By Charles Newbery
BUENOS AIRES
Argentina’s lower house on Thursday approved a government’s plan to offer creditors to swap U.S.-law Argentine bonds for new securities under local jurisdiction that will be paid out of the South American country.
The house approved the bill 134 - 99 with five absentees after 15 hours of debate that ended at nearly 6 a.m. local time. (5 a.m. EDT).
The bill, which gained the nod from the Senate last week, now goes to President Cristina Fernandez de Kirchner to be signed into law.
This is her government’s latest attempt to emerge from a second debt default in 13 years.
Latin America’s third-largest economy failed to make a $539 million interest payment on U.S.-law bonds in July after a U.S. court barred distribution to creditors via the Bank of New York Mellon. The court ruled that the country had to simultaneously make these payments while paying other creditors holding bonds from a 2001 default on $100 billion, the largest in world history at that time.
Negotiations to settle with the plaintiff creditors failed, leading the president to opt for a default on the fear that a settlement could trigger lawsuits from the 93 percent of creditors who accepted 30 cents on the dollar in restructurings of the bonds from the 2001 default.
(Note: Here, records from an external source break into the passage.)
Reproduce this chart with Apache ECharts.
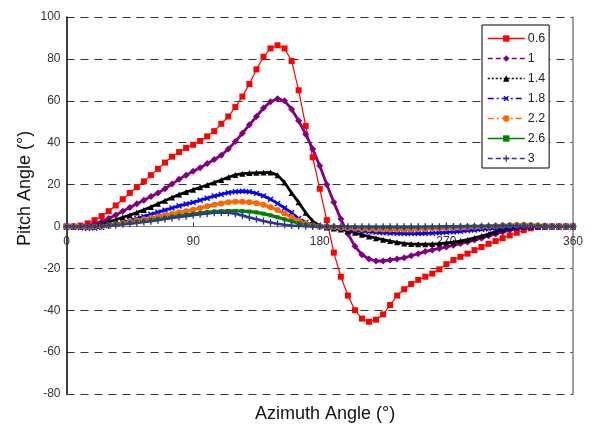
<!DOCTYPE html>
<html><head><meta charset="utf-8">
<script src="https://cdn.jsdelivr.net/npm/echarts@6/dist/echarts.min.js"></script>
<style>html,body{margin:0;padding:0;background:#fff}#c{width:595px;height:428px}</style>
</head><body><div id="c"></div><script>
// Azimuth angle (deg)
const azimuth = [0,5,10,15,20,25,30,35,40,45,
 50,55,60,65,70,75,80,85,90,95,
 100,105,110,115,120,125,130,135,140,145,
 150,155,160,165,170,175,180,185,190,195,
 200,205,210,215,220,225,230,235,240,245,
 250,255,260,265,270,275,280,285,290,295,
 300,305,310,315,320,325,330,335,340,345,
 350,355,360];
const seriesNames = ['0.6','1','1.4','1.8','2.2','2.6','3'];
const xTicks = [0,90,180,270,360];
const yTicks = [-80,-60,-40,-20,0,20,40,60,80,100];

const pitch06 = [0,0,0.4,1.5,3,5,7.3,10,13,16,
 18.8,21.5,24.5,27.5,30.5,33.3,35.5,37.5,39,40.8,
 43,45.5,49,52.5,57,62,68,75,81,85,
 86.5,85,79,65,48,33,18,3,-12.5,-24,
 -33,-40,-44,-45.5,-44.5,-42,-37.5,-33,-30,-27.5,
 -25.5,-24,-22.5,-20.5,-18,-16,-14.5,-13,-11.3,-9.8,
 -8.3,-7,-5.6,-4.3,-3,-1.8,-0.9,-0.3,0,0,
 0,0,0];
const pitch10 = [0,0,0,0.5,1.2,2.3,3.8,5.5,7.3,9,
 10.8,12.5,14.3,16,18,20.3,22.5,24.5,26.3,28,
 30,32,34,37,40.5,44.5,48.5,52.5,56.5,59.5,
 61,60,56,50.5,44,37,29,20,11.5,3.5,
 -3.5,-9.5,-13.5,-15.5,-16.5,-16.5,-16,-15.5,-15,-14,
 -13,-12,-11.2,-10.5,-9.8,-9,-8.2,-7.4,-6.5,-5.6,
 -4.5,-3.6,-2.6,-1.7,-1,-0.5,-0.2,0,0,0,
 0,0,0];
const pitch14 = [0,0,0,0.2,0.6,1.3,2.2,3.2,4.3,5.4,
 6.6,7.9,9.3,10.8,12.3,13.8,15.2,16.4,17.5,18.7,
 19.8,21,22.2,23.5,24.6,25.2,25.5,25.6,25.7,25.8,
 24.5,21,16,11.5,6.5,2.5,0.3,-0.5,-1,-1.5,
 -2,-3,-4,-4.8,-5.6,-6.3,-7,-7.6,-8.1,-8.4,
 -8.5,-8.5,-8.4,-8.2,-7.9,-7.5,-7,-6.3,-5.5,-4.6,
 -3.6,-2.5,-1.5,-0.8,-0.4,-0.1,0,0,0,0,
 0,0,0];
const pitch18 = [0,-0.3,-0.6,-0.9,-0.8,-0.4,0.3,1,1.9,2.8,
 3.8,4.8,5.8,6.8,7.8,8.8,9.8,10.7,11.5,12.5,
 13.5,14.5,15.3,16.1,16.6,16.8,16.6,15.8,14.6,13,
 11,8.8,6.5,3.8,1.9,0.7,0,-0.3,-0.6,-1,
 -1.4,-1.8,-2.2,-2.5,-2.8,-3,-3.2,-3.3,-3.4,-3.4,
 -3.4,-3.3,-3.2,-3,-2.8,-2.6,-2.3,-2,-1.7,-1.4,
 -1.1,-0.8,-0.5,-0.3,-0.1,0,0,0,0,0,
 0,0,0];
const pitch22 = [0,0,-0.2,-0.3,-0.2,0,0.5,1,1.6,2.2,
 2.8,3.4,4,4.7,5.3,6,6.7,7.3,8,8.8,
 9.6,10.4,11,11.5,11.8,11.8,11.6,11.1,10.3,9.2,
 7.8,6.2,4.5,2.8,1.4,0.4,0,-0.2,-0.4,-0.6,
 -0.8,-1,-1.2,-1.3,-1.4,-1.5,-1.5,-1.5,-1.5,-1.4,
 -1.3,-1.2,-1.1,-1,-0.9,-0.8,-0.6,-0.5,-0.3,-0.2,
 0,0.2,0.4,0.6,0.7,0.8,0.7,0.5,0.3,0.1,
 0,0,0];
const pitch26 = [0,0,0,0,0.1,0.3,0.6,1,1.4,1.8,
 2.3,2.7,3.1,3.6,4.1,4.6,5.1,5.6,6,6.4,
 6.8,7.1,7.3,7.4,7.4,7.3,7.1,6.7,6.1,5.3,
 4.4,3.4,2.5,1.6,0.9,0.4,0.1,0,-0.1,-0.2,
 -0.3,-0.3,-0.4,-0.4,-0.4,-0.4,-0.4,-0.4,-0.4,-0.4,
 -0.4,-0.4,-0.3,-0.3,-0.2,-0.2,-0.1,0,0,0.1,
 0.2,0.3,0.4,0.5,0.5,0.6,0.5,0.4,0.3,0.1,
 0,0,0];
const pitch30 = [0,0,0,0,0,0.2,0.4,0.7,1,1.3,
 1.7,2.1,2.5,3,3.5,4,4.5,4.9,5.3,5.8,
 6.2,6.5,6.6,6.5,6.1,5.2,4.3,3.4,2.6,1.9,
 1.3,0.8,0.4,0.2,0.1,0,0,0,0,-0.1,
 -0.1,-0.2,-0.2,-0.2,-0.2,-0.2,-0.2,-0.2,-0.2,-0.2,
 -0.2,-0.1,-0.1,-0.1,0,0,0,0,0.1,0.1,
 0.2,0.2,0.3,0.3,0.3,0.3,0.2,0.2,0.1,0,
 0,0,0];
const allPitch = [pitch06,pitch10,pitch14,pitch18,pitch22,pitch26,pitch30];

const plusPath = 'path://M4,0H6V4H10V6H6V10H4V6H0V4H4Z';
const styles = [
  {color:'#FF0000', symbol:'rect', size:6, lw:1.2, type:'solid'},
  {color:'#800080', symbol:'diamond', size:7, lw:2.8, type:[5,3]},
  {color:'#000000', symbol:'triangle', size:6, lw:2.8, type:[2,2]},
  {color:'#0000FF', symbol:plusPath, rot:45, size:7, lw:2.8, type:[6,3,2,3]},
  {color:'#FF6600', symbol:'circle', size:6, lw:3.2, type:[6,3,2,3]},
  {color:'#008000', symbol:'rect', size:4, lw:3.2, type:'solid'},
  {color:'#333399', symbol:plusPath, size:7, lw:2.5, type:[5,3]}
];
const FONT = 'Liberation Sans, Arial, sans-serif';

const GRID = {left:66.5, right:22, top:17, bottom:34};
const plotH = 428 - GRID.top - GRID.bottom;
const yMin = yTicks[0], yMax = yTicks[yTicks.length-1];
// shift the x axis from the bottom edge up to the zero line
const zeroOffset = -plotH * (0 - yMin) / (yMax - yMin);

const chart = echarts.init(document.getElementById('c'), null, {renderer:'canvas'});
const series = seriesNames.map((n,i)=>({
  name:n, type:'line', xAxisIndex:0, yAxisIndex:0,
  data: azimuth.map((a,k)=>[a, allPitch[i][k]]),
  symbol: styles[i].symbol, symbolSize: styles[i].size, symbolRotate: styles[i].rot||0,
  showAllSymbol:true, animation:false,
  lineStyle:{color:styles[i].color, width:styles[i].lw, type:'solid'},
  itemStyle:{color:styles[i].color},
  emphasis:{disabled:true}
}));

chart.setOption({
  animation:false,
  backgroundColor:'#fff',
  textStyle:{fontFamily:FONT},
  grid:GRID,
  title:{
    text:'Azimuth Angle (°)', left:320, top:400, textAlign:'center',
    textStyle:{fontSize:18, fontWeight:'normal', color:'#111', fontFamily:FONT}
  },
  legend:{
    orient:'vertical', left:482, top:25,
    backgroundColor:'#fff', borderColor:'#000', borderWidth:1,
    padding:[7,4,3,5], itemWidth:37, itemHeight:8, itemGap:7,
    textStyle:{fontSize:12.5, color:'#222', fontFamily:FONT, padding:[0,0,0,-2]},
    data: seriesNames.map((n,i)=>({name:n,
      lineStyle:{type:styles[i].type, width:1.5, color:styles[i].color},
      itemStyle:{color:styles[i].color}}))
  },
  xAxis:[{
    type:'value', min:xTicks[0], max:xTicks[xTicks.length-1], interval:90,
    position:'bottom', offset:zeroOffset,
    axisLine:{show:true, onZero:false, lineStyle:{color:'#808080', width:1.2}},
    axisTick:{show:true, inside:true, length:4, lineStyle:{color:'#333'}},
    axisLabel:{fontSize:12, color:'#333', margin:9, fontFamily:FONT},
    splitLine:{show:false}
  }],
  yAxis:[{
    type:'value', min:yMin, max:yMax, interval:20,
    axisLine:{show:true, onZero:false, lineStyle:{color:'#000', width:1.5}},
    axisTick:{show:false},
    axisLabel:{fontSize:12, color:'#333', margin:6, fontFamily:FONT},
    splitLine:{show:true, lineStyle:{color:'#333', type:[8,6], width:1}},
    name:'Pitch Angle (°)', nameLocation:'middle', nameGap:32, nameMoveOverlap:false,
    nameTextStyle:{fontSize:18, color:'#111', fontFamily:FONT, padding:[0,0,0,34]}
  },{
    type:'value', min:yMin, max:yMax, interval:20, position:'right',
    axisLine:{show:true, onZero:false, lineStyle:{color:'#808080', width:1.5}},
    axisTick:{show:false}, axisLabel:{show:false}, splitLine:{show:false}
  }],
  series: series
});
</script></body></html>
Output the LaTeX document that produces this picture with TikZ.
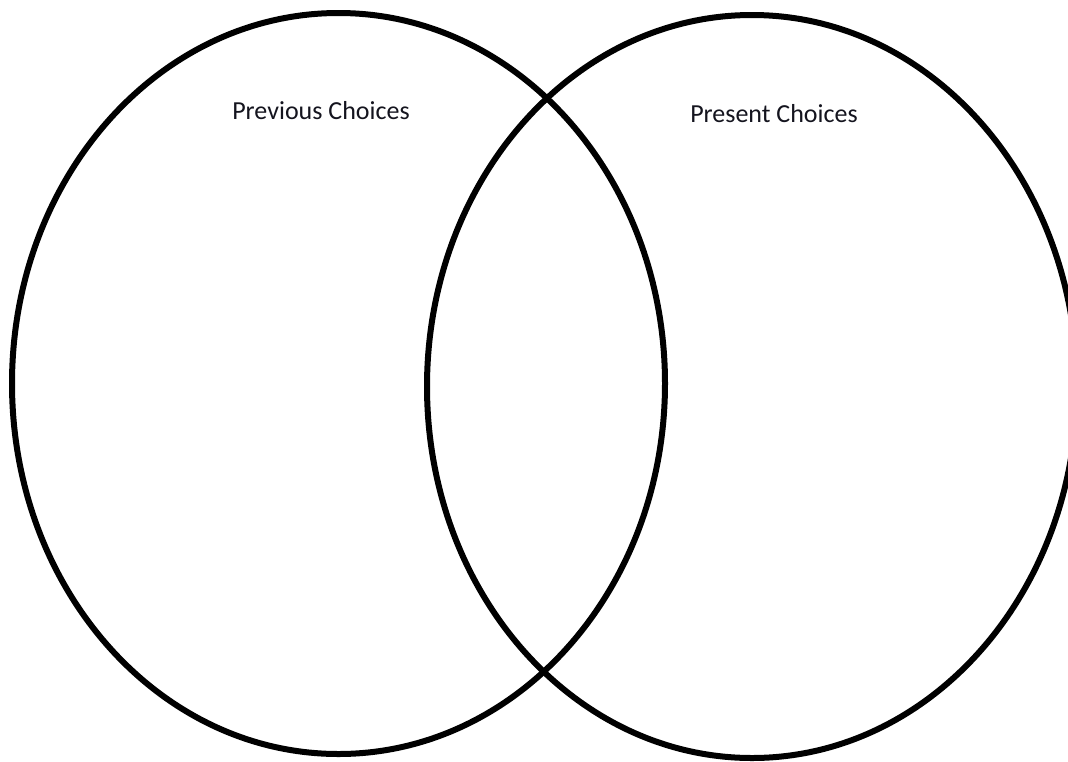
\documentclass[tikz,border=0pt]{standalone}
\usepackage{fontspec}
\usepackage{tikz}
\usetikzlibrary{shapes.geometric, positioning}
\newfontfamily\choicefont{Carlito}
\definecolor{inkblack}{RGB}{20, 20, 30}

\begin{document}
\begin{tikzpicture}[
    x=1pt, y=-1pt,
    setring/.style={ellipse, draw=black, line width=6pt, inner sep=0pt},
    setlabel/.style={font=\choicefont\fontsize{26}{30}\selectfont, text=inkblack, inner sep=0pt}
]

    \useasboundingbox (0,0) rectangle (1068,761);

    \node[setring, minimum width=653pt, minimum height=741pt] (prev) at (338.5,383.5) {};
    \node[setring, minimum width=650pt, minimum height=743pt] (pres) at (752,386.5) {};

    \node[setlabel] (prevlabel) at (321,111) {Previous Choices};
    \node[setlabel] (preslabel) at (774,114) {Present Choices};

\end{tikzpicture}
\end{document}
The government warned that such lawsuits could saddle the country with at least $120 billion in claims.
To circumvent the court order and pull out of the second default, the government now plans to offer creditors to exchange U.S.-law bonds for new ones paid out of Banco Nacion, the largest bank in Argentina, or out of France.
Roberto Feletti, a congressman for the ruling Front for Victory party, said during the televised floor debate that the bill will allow Argentina to get back on track with its debt payments and defend its “autonomy.”
Opponents, however, warned that the swap could push the country into violation of the U.S. court order.
The judge hearing the case, Thomas Griesa, has said the swap would be “illegal” and make the country in contempt of his decision to pay the $1.5 billion in claims to the plaintiff creditors, which Argentina’s government calls vultures.
Pablo Tonelli, a congressman for the conservative Republican Proposal party, said that the only solution for the country to put behind the default is “to comply with the judgment.”
His fellow party congressman Federico Sturzenegger said the swap would distance the country from global financial markets, making it harder to raise financing, attract investment and create jobs.
“In the future, the financing that Argentina is going to need is going to be a lot more expensive and burdensome,” Sturzenegger said.
Argentina hasn’t borrowed on global financial markets since the 2001 default, instead relying on local debt sales, tax collections and international reserves to finance the state and pay the national debt. Economists say, however, that this has spurred monetary expansion as the central bank prints pesos to keep pace with the needs of the executive branch, in turn spurring inflation that is now touching 40 percent annually after averaging 25 percent annual between 2010 and 2013.
In a televised press conference Thursday, Cabinet chief Jorge Capitanich shot down the comments of opposition legislators and the warnings of economists.
“There is a clear division between those that voted to defend the country’s sovereignty and those that voted in favor of the vulture funds,” he said.